Records with drawing code
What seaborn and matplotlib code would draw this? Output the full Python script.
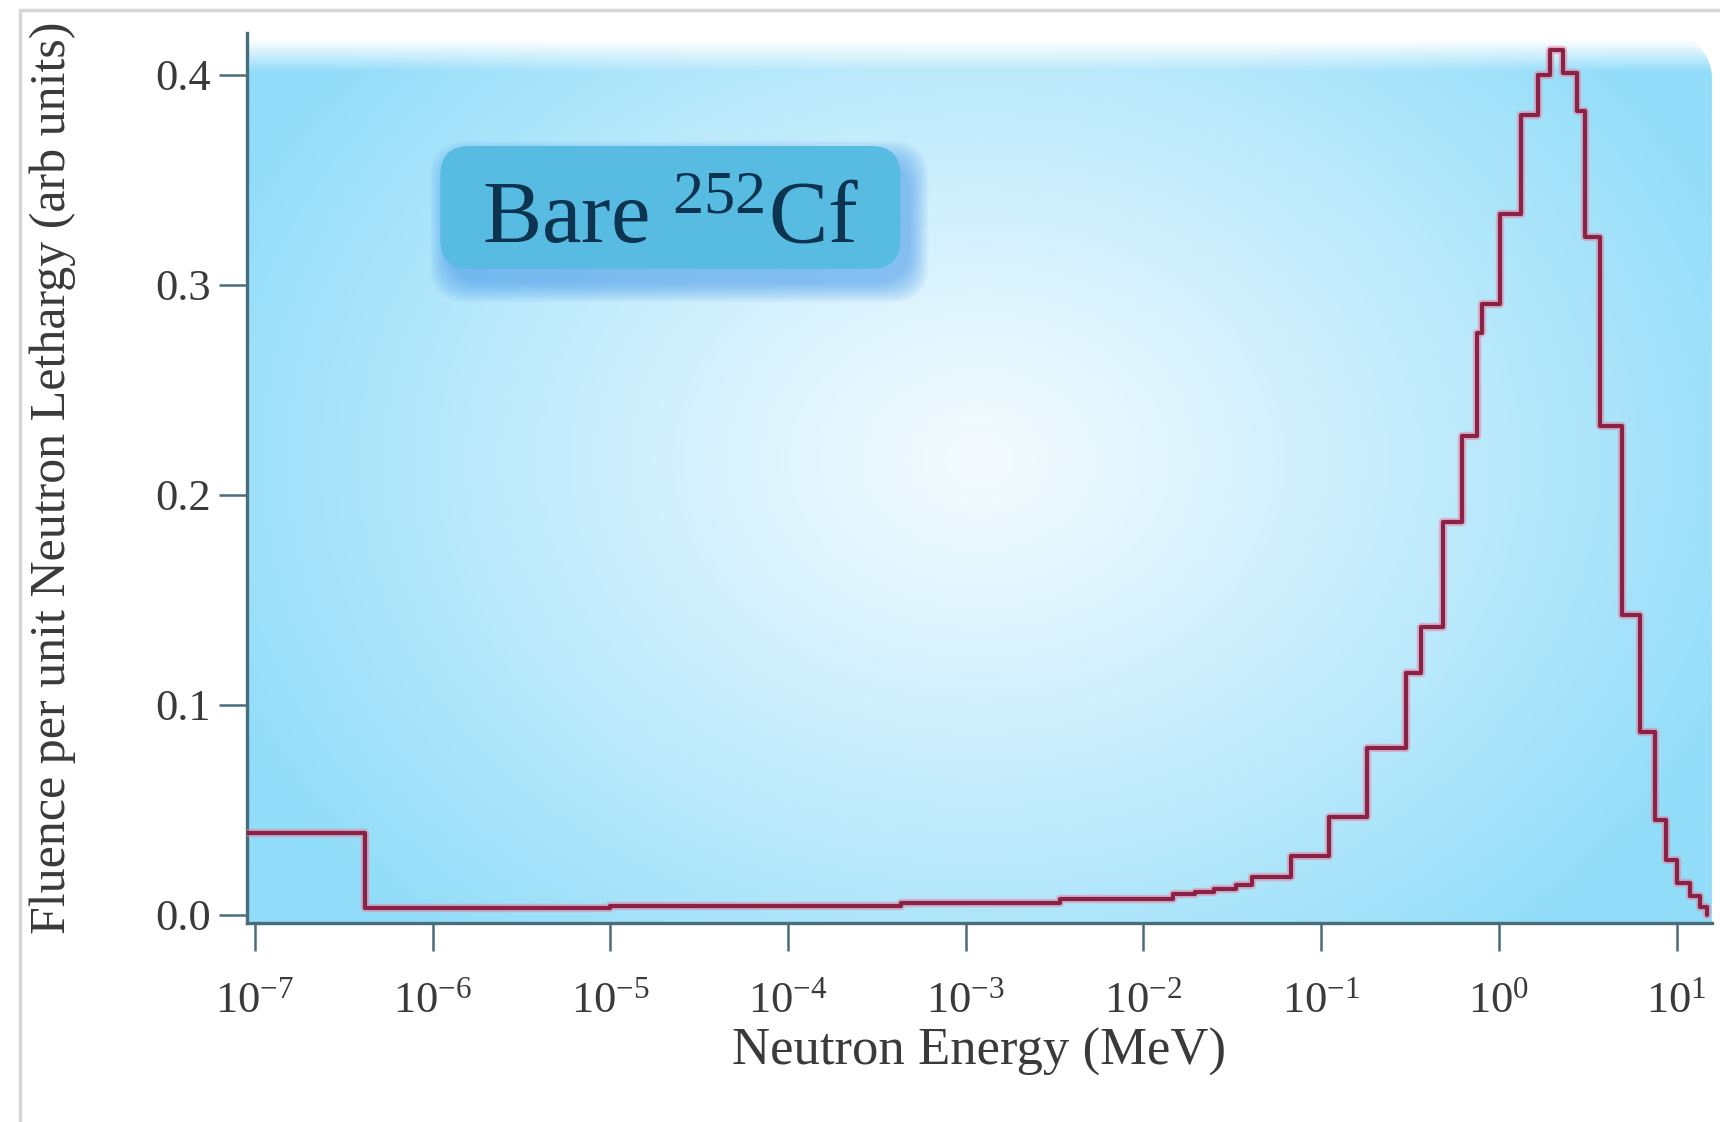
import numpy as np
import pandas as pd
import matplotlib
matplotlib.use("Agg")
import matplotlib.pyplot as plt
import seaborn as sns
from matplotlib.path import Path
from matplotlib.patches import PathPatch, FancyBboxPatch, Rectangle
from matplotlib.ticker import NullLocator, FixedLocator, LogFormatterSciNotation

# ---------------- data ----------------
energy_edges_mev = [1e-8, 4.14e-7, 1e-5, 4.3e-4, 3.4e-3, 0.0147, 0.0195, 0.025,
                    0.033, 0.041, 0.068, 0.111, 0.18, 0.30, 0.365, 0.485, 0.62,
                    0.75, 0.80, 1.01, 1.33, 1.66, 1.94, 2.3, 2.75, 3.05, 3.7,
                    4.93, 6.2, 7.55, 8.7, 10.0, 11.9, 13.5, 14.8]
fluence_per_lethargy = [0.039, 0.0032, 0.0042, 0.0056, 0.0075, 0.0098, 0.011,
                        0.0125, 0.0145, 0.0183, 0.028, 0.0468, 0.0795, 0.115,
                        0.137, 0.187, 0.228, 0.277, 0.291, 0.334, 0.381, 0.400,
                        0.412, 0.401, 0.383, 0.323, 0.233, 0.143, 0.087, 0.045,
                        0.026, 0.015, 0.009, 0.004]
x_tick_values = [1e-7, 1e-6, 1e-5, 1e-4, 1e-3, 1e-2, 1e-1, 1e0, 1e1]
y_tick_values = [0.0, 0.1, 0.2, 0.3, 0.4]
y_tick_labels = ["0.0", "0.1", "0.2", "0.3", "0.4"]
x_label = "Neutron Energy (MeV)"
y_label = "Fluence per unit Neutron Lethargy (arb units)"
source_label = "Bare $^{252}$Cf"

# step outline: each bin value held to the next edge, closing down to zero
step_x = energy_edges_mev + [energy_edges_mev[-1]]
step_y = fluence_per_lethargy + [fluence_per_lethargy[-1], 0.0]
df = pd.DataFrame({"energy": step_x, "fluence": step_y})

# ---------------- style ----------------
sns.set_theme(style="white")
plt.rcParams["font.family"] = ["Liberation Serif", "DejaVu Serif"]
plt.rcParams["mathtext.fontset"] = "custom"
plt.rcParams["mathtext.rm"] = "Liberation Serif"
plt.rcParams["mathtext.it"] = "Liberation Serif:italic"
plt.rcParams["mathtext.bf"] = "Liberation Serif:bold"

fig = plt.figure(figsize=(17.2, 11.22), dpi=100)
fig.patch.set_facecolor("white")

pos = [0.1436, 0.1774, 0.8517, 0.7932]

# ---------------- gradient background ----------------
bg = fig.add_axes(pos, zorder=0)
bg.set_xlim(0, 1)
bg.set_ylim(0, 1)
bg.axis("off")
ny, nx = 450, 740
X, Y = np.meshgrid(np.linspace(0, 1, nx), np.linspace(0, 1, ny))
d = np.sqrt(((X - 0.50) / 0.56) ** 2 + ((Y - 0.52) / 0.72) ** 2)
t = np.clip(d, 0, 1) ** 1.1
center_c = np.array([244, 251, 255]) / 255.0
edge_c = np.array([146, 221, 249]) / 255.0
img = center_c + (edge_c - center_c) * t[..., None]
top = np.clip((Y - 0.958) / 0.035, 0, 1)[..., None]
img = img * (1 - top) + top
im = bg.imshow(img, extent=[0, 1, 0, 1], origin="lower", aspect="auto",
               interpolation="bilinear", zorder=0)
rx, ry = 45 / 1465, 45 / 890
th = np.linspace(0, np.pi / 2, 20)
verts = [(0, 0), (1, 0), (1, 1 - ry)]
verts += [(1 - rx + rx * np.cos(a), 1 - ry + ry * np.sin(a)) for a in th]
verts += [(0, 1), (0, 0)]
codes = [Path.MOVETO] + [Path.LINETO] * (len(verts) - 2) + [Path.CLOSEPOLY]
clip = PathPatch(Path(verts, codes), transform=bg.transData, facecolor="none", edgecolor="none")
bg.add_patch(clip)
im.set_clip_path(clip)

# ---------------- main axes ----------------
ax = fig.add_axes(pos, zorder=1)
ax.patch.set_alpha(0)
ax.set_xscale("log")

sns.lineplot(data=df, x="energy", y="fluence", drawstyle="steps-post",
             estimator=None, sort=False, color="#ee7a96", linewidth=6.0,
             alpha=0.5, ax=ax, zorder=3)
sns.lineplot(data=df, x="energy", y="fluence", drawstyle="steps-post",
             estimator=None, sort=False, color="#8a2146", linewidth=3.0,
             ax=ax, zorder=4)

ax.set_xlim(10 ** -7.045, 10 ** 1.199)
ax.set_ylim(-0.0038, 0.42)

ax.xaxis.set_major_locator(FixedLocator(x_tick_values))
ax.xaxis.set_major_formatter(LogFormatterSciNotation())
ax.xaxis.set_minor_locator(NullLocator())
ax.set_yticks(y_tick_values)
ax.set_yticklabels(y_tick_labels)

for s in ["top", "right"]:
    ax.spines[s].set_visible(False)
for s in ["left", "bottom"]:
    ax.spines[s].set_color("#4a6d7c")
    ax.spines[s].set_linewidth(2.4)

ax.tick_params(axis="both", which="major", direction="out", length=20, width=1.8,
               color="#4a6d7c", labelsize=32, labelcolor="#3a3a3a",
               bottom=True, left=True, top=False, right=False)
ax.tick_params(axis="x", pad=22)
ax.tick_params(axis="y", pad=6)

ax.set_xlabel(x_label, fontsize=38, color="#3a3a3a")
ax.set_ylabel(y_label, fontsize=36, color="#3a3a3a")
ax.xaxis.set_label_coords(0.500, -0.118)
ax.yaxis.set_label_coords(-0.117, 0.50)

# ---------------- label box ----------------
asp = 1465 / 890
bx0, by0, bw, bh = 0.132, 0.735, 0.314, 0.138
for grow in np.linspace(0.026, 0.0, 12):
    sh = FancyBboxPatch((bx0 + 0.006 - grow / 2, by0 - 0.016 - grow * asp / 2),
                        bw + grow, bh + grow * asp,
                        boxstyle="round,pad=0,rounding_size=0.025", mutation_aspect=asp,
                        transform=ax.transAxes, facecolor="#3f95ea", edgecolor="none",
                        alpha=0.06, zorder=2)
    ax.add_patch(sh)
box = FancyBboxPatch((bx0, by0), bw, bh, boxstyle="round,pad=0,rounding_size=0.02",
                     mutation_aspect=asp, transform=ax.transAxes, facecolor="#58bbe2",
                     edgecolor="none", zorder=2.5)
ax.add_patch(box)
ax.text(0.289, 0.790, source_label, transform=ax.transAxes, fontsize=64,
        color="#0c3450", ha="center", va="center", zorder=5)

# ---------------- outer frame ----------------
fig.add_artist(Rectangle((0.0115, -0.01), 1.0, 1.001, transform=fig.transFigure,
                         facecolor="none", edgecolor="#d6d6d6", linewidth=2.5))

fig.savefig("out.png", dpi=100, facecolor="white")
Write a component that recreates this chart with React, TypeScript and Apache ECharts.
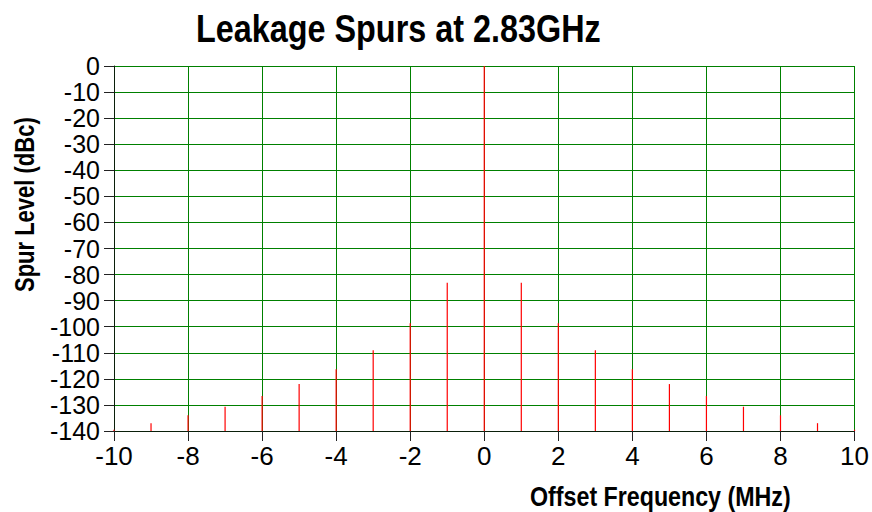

### WHAT IS REQUIRED
Leave the pictures out and reproduce each record exactly as written.

### RESPONSE TO THE TASK
What seaborn and matplotlib code would draw this? Output the full Python script.
import numpy as np
import pandas as pd
import matplotlib
matplotlib.use("Agg")
import matplotlib.pyplot as plt
import seaborn as sns
from matplotlib.path import Path
from matplotlib.patches import PathPatch, FancyBboxPatch, Rectangle
from matplotlib.ticker import NullLocator, FixedLocator, LogFormatterSciNotation

# ---------------- data ----------------
energy_edges_mev = [1e-8, 4.14e-7, 1e-5, 4.3e-4, 3.4e-3, 0.0147, 0.0195, 0.025,
                    0.033, 0.041, 0.068, 0.111, 0.18, 0.30, 0.365, 0.485, 0.62,
                    0.75, 0.80, 1.01, 1.33, 1.66, 1.94, 2.3, 2.75, 3.05, 3.7,
                    4.93, 6.2, 7.55, 8.7, 10.0, 11.9, 13.5, 14.8]
fluence_per_lethargy = [0.039, 0.0032, 0.0042, 0.0056, 0.0075, 0.0098, 0.011,
                        0.0125, 0.0145, 0.0183, 0.028, 0.0468, 0.0795, 0.115,
                        0.137, 0.187, 0.228, 0.277, 0.291, 0.334, 0.381, 0.400,
                        0.412, 0.401, 0.383, 0.323, 0.233, 0.143, 0.087, 0.045,
                        0.026, 0.015, 0.009, 0.004]
x_tick_values = [1e-7, 1e-6, 1e-5, 1e-4, 1e-3, 1e-2, 1e-1, 1e0, 1e1]
y_tick_values = [0.0, 0.1, 0.2, 0.3, 0.4]
y_tick_labels = ["0.0", "0.1", "0.2", "0.3", "0.4"]
x_label = "Neutron Energy (MeV)"
y_label = "Fluence per unit Neutron Lethargy (arb units)"
source_label = "Bare $^{252}$Cf"

# step outline: each bin value held to the next edge, closing down to zero
step_x = energy_edges_mev + [energy_edges_mev[-1]]
step_y = fluence_per_lethargy + [fluence_per_lethargy[-1], 0.0]
df = pd.DataFrame({"energy": step_x, "fluence": step_y})

# ---------------- style ----------------
sns.set_theme(style="white")
plt.rcParams["font.family"] = ["Liberation Serif", "DejaVu Serif"]
plt.rcParams["mathtext.fontset"] = "custom"
plt.rcParams["mathtext.rm"] = "Liberation Serif"
plt.rcParams["mathtext.it"] = "Liberation Serif:italic"
plt.rcParams["mathtext.bf"] = "Liberation Serif:bold"

fig = plt.figure(figsize=(17.2, 11.22), dpi=100)
fig.patch.set_facecolor("white")

pos = [0.1436, 0.1774, 0.8517, 0.7932]

# ---------------- gradient background ----------------
bg = fig.add_axes(pos, zorder=0)
bg.set_xlim(0, 1)
bg.set_ylim(0, 1)
bg.axis("off")
ny, nx = 450, 740
X, Y = np.meshgrid(np.linspace(0, 1, nx), np.linspace(0, 1, ny))
d = np.sqrt(((X - 0.50) / 0.56) ** 2 + ((Y - 0.52) / 0.72) ** 2)
t = np.clip(d, 0, 1) ** 1.1
center_c = np.array([244, 251, 255]) / 255.0
edge_c = np.array([146, 221, 249]) / 255.0
img = center_c + (edge_c - center_c) * t[..., None]
top = np.clip((Y - 0.958) / 0.035, 0, 1)[..., None]
img = img * (1 - top) + top
im = bg.imshow(img, extent=[0, 1, 0, 1], origin="lower", aspect="auto",
               interpolation="bilinear", zorder=0)
rx, ry = 45 / 1465, 45 / 890
th = np.linspace(0, np.pi / 2, 20)
verts = [(0, 0), (1, 0), (1, 1 - ry)]
verts += [(1 - rx + rx * np.cos(a), 1 - ry + ry * np.sin(a)) for a in th]
verts += [(0, 1), (0, 0)]
codes = [Path.MOVETO] + [Path.LINETO] * (len(verts) - 2) + [Path.CLOSEPOLY]
clip = PathPatch(Path(verts, codes), transform=bg.transData, facecolor="none", edgecolor="none")
bg.add_patch(clip)
im.set_clip_path(clip)

# ---------------- main axes ----------------
ax = fig.add_axes(pos, zorder=1)
ax.patch.set_alpha(0)
ax.set_xscale("log")

sns.lineplot(data=df, x="energy", y="fluence", drawstyle="steps-post",
             estimator=None, sort=False, color="#ee7a96", linewidth=6.0,
             alpha=0.5, ax=ax, zorder=3)
sns.lineplot(data=df, x="energy", y="fluence", drawstyle="steps-post",
             estimator=None, sort=False, color="#8a2146", linewidth=3.0,
             ax=ax, zorder=4)

ax.set_xlim(10 ** -7.045, 10 ** 1.199)
ax.set_ylim(-0.0038, 0.42)

ax.xaxis.set_major_locator(FixedLocator(x_tick_values))
ax.xaxis.set_major_formatter(LogFormatterSciNotation())
ax.xaxis.set_minor_locator(NullLocator())
ax.set_yticks(y_tick_values)
ax.set_yticklabels(y_tick_labels)

for s in ["top", "right"]:
    ax.spines[s].set_visible(False)
for s in ["left", "bottom"]:
    ax.spines[s].set_color("#4a6d7c")
    ax.spines[s].set_linewidth(2.4)

ax.tick_params(axis="both", which="major", direction="out", length=20, width=1.8,
               color="#4a6d7c", labelsize=32, labelcolor="#3a3a3a",
               bottom=True, left=True, top=False, right=False)
ax.tick_params(axis="x", pad=22)
ax.tick_params(axis="y", pad=6)

ax.set_xlabel(x_label, fontsize=38, color="#3a3a3a")
ax.set_ylabel(y_label, fontsize=36, color="#3a3a3a")
ax.xaxis.set_label_coords(0.500, -0.118)
ax.yaxis.set_label_coords(-0.117, 0.50)

# ---------------- label box ----------------
asp = 1465 / 890
bx0, by0, bw, bh = 0.132, 0.735, 0.314, 0.138
for grow in np.linspace(0.026, 0.0, 12):
    sh = FancyBboxPatch((bx0 + 0.006 - grow / 2, by0 - 0.016 - grow * asp / 2),
                        bw + grow, bh + grow * asp,
                        boxstyle="round,pad=0,rounding_size=0.025", mutation_aspect=asp,
                        transform=ax.transAxes, facecolor="#3f95ea", edgecolor="none",
                        alpha=0.06, zorder=2)
    ax.add_patch(sh)
box = FancyBboxPatch((bx0, by0), bw, bh, boxstyle="round,pad=0,rounding_size=0.02",
                     mutation_aspect=asp, transform=ax.transAxes, facecolor="#58bbe2",
                     edgecolor="none", zorder=2.5)
ax.add_patch(box)
ax.text(0.289, 0.790, source_label, transform=ax.transAxes, fontsize=64,
        color="#0c3450", ha="center", va="center", zorder=5)

# ---------------- outer frame ----------------
fig.add_artist(Rectangle((0.0115, -0.01), 1.0, 1.001, transform=fig.transFigure,
                         facecolor="none", edgecolor="#d6d6d6", linewidth=2.5))

fig.savefig("out.png", dpi=100, facecolor="white")
Write a component that recreates this chart with React, TypeScript and Apache ECharts.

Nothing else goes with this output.